It’s a Wonder

wonder
Wonderbread nearly went belly up. Non-Atkins belly.

I am no fan of Wonder Bread. To my great good fortune I am the daughter of a dairy and bakery man. Childhood included Quaker Dairy produced milk, butter, ice cream, cottage cheese, sliced sandwich bread, flour topped hamburger rolls, swirled cinnamon loaves and donuts, all delivered early in the morning, although I believe ours came home with my dad at the end of a long days.

Truly, the world would be a better, more nourished – body and soul – place had Wonder Bread never come to be. While I have no hard facts, no statistics, no study data at my fingertips, I feel strongly that factory-produced, bottom-line driven food of any kind, and bread in particular in this diatribe, is, plainly put, bad. Not so plainly put, abominable, corrosive and a slap in the face to all preceding and subsequent dedicated bakers.

My two cents are utterly superfluous as Wonder Bread has taken its place in the culinary vernacular as dreck. The package, on the other hand, garners my complete respect. The dots entrance me.

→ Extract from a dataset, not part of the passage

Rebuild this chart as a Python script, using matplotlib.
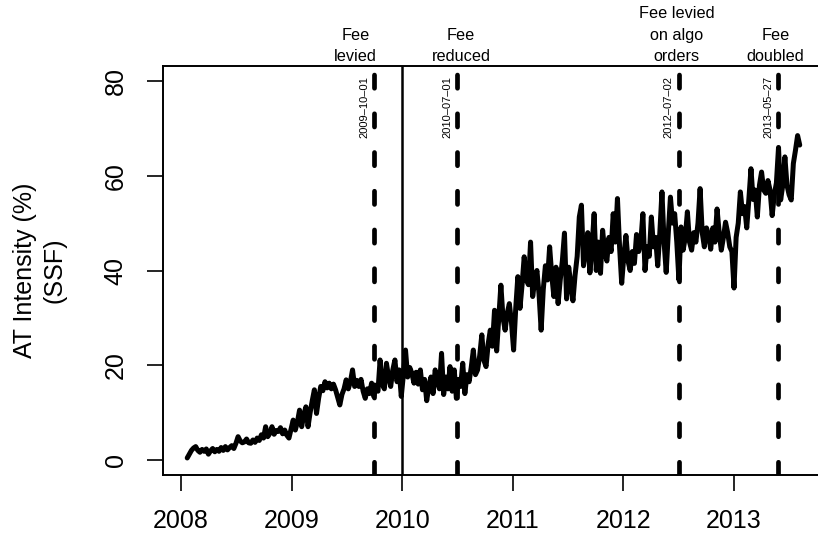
import matplotlib
matplotlib.use("Agg")
import matplotlib.pyplot as plt
import pandas as pd

plt.rcParams['font.family'] = ['Liberation Sans', 'DejaVu Sans']

# weekly AT intensity (%)
start_date = '2008-01-22'
at_intensity = [
    0.4, 1.2, 2.0, 2.5, 2.8, 2.0, 1.6, 2.2, 1.8, 2.3,
    1.2, 1.9, 2.4, 1.7, 2.2, 1.8, 2.6, 2.0, 2.8, 2.1,
    2.6, 3.0, 2.4, 3.5, 4.9, 4.0, 3.6, 3.8, 4.4, 3.6,
    3.5, 4.2, 3.7, 4.6, 4.1, 5.3, 4.6, 7.0, 4.9, 5.6,
    7.0, 5.4, 6.2, 6.0, 6.8, 5.5, 6.3, 5.2, 4.6, 6.5,
    8.4, 6.3, 8.0, 10.5, 7.0, 9.5, 11.2, 7.0, 10.0, 12.5,
    14.8, 9.8, 13.0, 15.5, 14.6, 16.5, 15.2, 16.2, 15.0, 16.0,
    14.8, 13.2, 11.6, 13.8, 15.0, 16.9, 15.0, 16.5, 19.0, 15.5,
    16.8, 15.5, 17.0, 14.5, 13.0, 15.0, 14.0, 16.2, 13.4, 15.5,
    14.5, 21.1, 16.0, 15.0, 20.4, 17.5, 15.5, 19.0, 21.1, 16.5,
    19.0, 13.4, 18.0, 23.2, 17.5, 19.5, 18.3, 16.2, 18.5, 16.0,
    19.0, 14.8, 17.0, 12.5, 15.5, 17.5, 14.0, 19.0, 16.5, 15.0,
    22.5, 13.8, 17.5, 15.0, 19.7, 14.5, 19.0, 13.0, 17.0, 15.5,
    20.4, 14.0, 18.0, 16.5, 19.5, 23.2, 18.0, 19.0, 22.0, 26.4,
    21.0, 19.7, 24.5, 27.4, 24.0, 31.6, 23.0, 30.0, 36.9, 30.0,
    27.4, 31.0, 33.0, 29.0, 23.2, 32.0, 38.7, 32.0, 37.0, 42.9,
    38.0, 37.0, 46.0, 34.5, 38.0, 40.0, 35.0, 27.4, 36.0, 41.0,
    38.0, 45.0, 39.0, 34.5, 40.7, 33.0, 38.0, 42.0, 47.9, 34.0,
    40.7, 37.0, 33.6, 39.0, 43.0, 51.3, 53.8, 41.0, 44.0, 48.0,
    39.5, 45.0, 52.0, 40.0, 46.0, 39.4, 48.5, 44.0, 42.0, 47.0,
    44.0, 52.0, 46.0, 55.2, 45.0, 37.3, 43.0, 47.4, 42.0, 40.0,
    44.0, 41.5, 47.6, 44.0, 46.0, 52.0, 40.0, 45.0, 43.0, 51.3,
    45.0, 47.0, 41.0, 48.0, 56.6, 46.0, 39.6, 48.0, 55.5, 50.0,
    52.0, 46.0, 38.0, 49.2, 44.3, 47.0, 52.4, 46.0, 44.3, 48.0,
    46.0, 50.0, 57.3, 48.0, 45.0, 49.0, 47.6, 44.5, 49.0, 46.0,
    53.0, 48.0, 44.3, 47.0, 50.2, 48.0, 45.0, 44.0, 36.3, 47.0,
    50.0, 56.6, 52.0, 53.5, 49.0, 55.0, 61.5, 55.0, 57.0, 51.3,
    58.0, 60.8, 57.0, 56.3, 59.0, 57.0, 51.6, 56.0, 58.5, 66.0,
    54.9, 58.0, 64.0, 58.0, 56.0, 54.9, 62.6, 65.4, 68.5, 66.5,
]

event_dates = ['2009-10-01', '2010-07-01', '2012-07-02', '2013-05-27']
event_labels = ['Fee\nlevied', 'Fee\nreduced', 'Fee levied\non algo\norders', 'Fee\ndoubled']
label_dates = ['2009-07-30', '2010-07-15', '2012-06-26', '2013-05-18']
solid_date = '2010-01-01'

y_ticks = [0, 20, 40, 60, 80]
x_tick_years = [2008, 2009, 2010, 2011, 2012, 2013]
y_label = 'AT Intensity (%)\n(SSF)'

dates = pd.date_range(start=start_date, periods=len(at_intensity), freq='7D')

W, H = 818, 538
fig = plt.figure(figsize=(W / 100, H / 100), dpi=100)
ax = fig.add_axes([163 / W, (H - 475) / H, (820 - 163) / W, (475 - 66) / H])

ax.plot(dates, at_intensity, color='black', lw=3.6, solid_joinstyle='round',
        solid_capstyle='round', zorder=3)

for d in event_dates:
    ax.axvline(pd.Timestamp(d), color='black', lw=3.4, linestyle=(0, (2.8, 5.4)),
               dash_capstyle='round', zorder=2)
ax.axvline(pd.Timestamp(solid_date), color='black', lw=1.8, zorder=2)

ax.set_xlim(pd.Timestamp('2007-11-03'), pd.Timestamp('2013-10-12'))
ax.set_ylim(-3.2, 83.2)

ax.set_yticks(y_ticks)
ax.set_yticklabels([str(v) for v in y_ticks])
ax.set_xticks([pd.Timestamp(f'{y}-01-01') for y in x_tick_years])
ax.set_xticklabels([str(y) for y in x_tick_years])

ax.tick_params(axis='both', which='major', labelsize=18, length=11.5, width=1.2, direction='out')
ax.tick_params(axis='y', pad=14)
ax.tick_params(axis='x', pad=13)
for lab in ax.get_yticklabels():
    lab.set_rotation(90)
    lab.set_va('center')
    lab.set_ha('right')

for s in ['left', 'bottom', 'top', 'right']:
    ax.spines[s].set_linewidth(1.4)

fig.text(39.5 / W, (H - 270.5) / H, y_label, rotation=90, ha='center', va='center',
         fontsize=18, multialignment='center', linespacing=1.3)

for d, lab, ld in zip(event_dates, event_labels, label_dates):
    ax.annotate(d.replace('-', '\u2013'), xy=(pd.Timestamp(d), 1), xycoords=('data', 'axes fraction'),
                xytext=(-5, -10), textcoords='offset pixels', rotation=90,
                ha='right', va='top', fontsize=8)
    ax.annotate(lab, xy=(pd.Timestamp(ld), 1), xycoords=('data', 'axes fraction'),
                xytext=(0, 2.5), textcoords='offset pixels', ha='center', va='bottom',
                fontsize=11.7, multialignment='center', linespacing=1.5, annotation_clip=False)

fig.savefig('out.png', dpi=100)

The artist Linda St John has put the red dots of Wonder Bread to a use that deepens their authenticity, or perhaps embodies them with a hard scrap of authenticity. When Googled, Ms. St. John appears to be primarily an author. Having encountered her powerful 2 and 3 dimensional works long before reading her words, I would define her, with ragged edges, as an artist first. A compulsive and prolific artist who cuts tiny red buttons, at most 1/8-inch in diameter, from Wonder Bread bags. Buttons for fields of wavering girls. Wavering girls who appear to have been raised on foods purchased for the power of their visual bulk, a seeming bargain, such as Wonder Bread. It’ll fill you up. Not.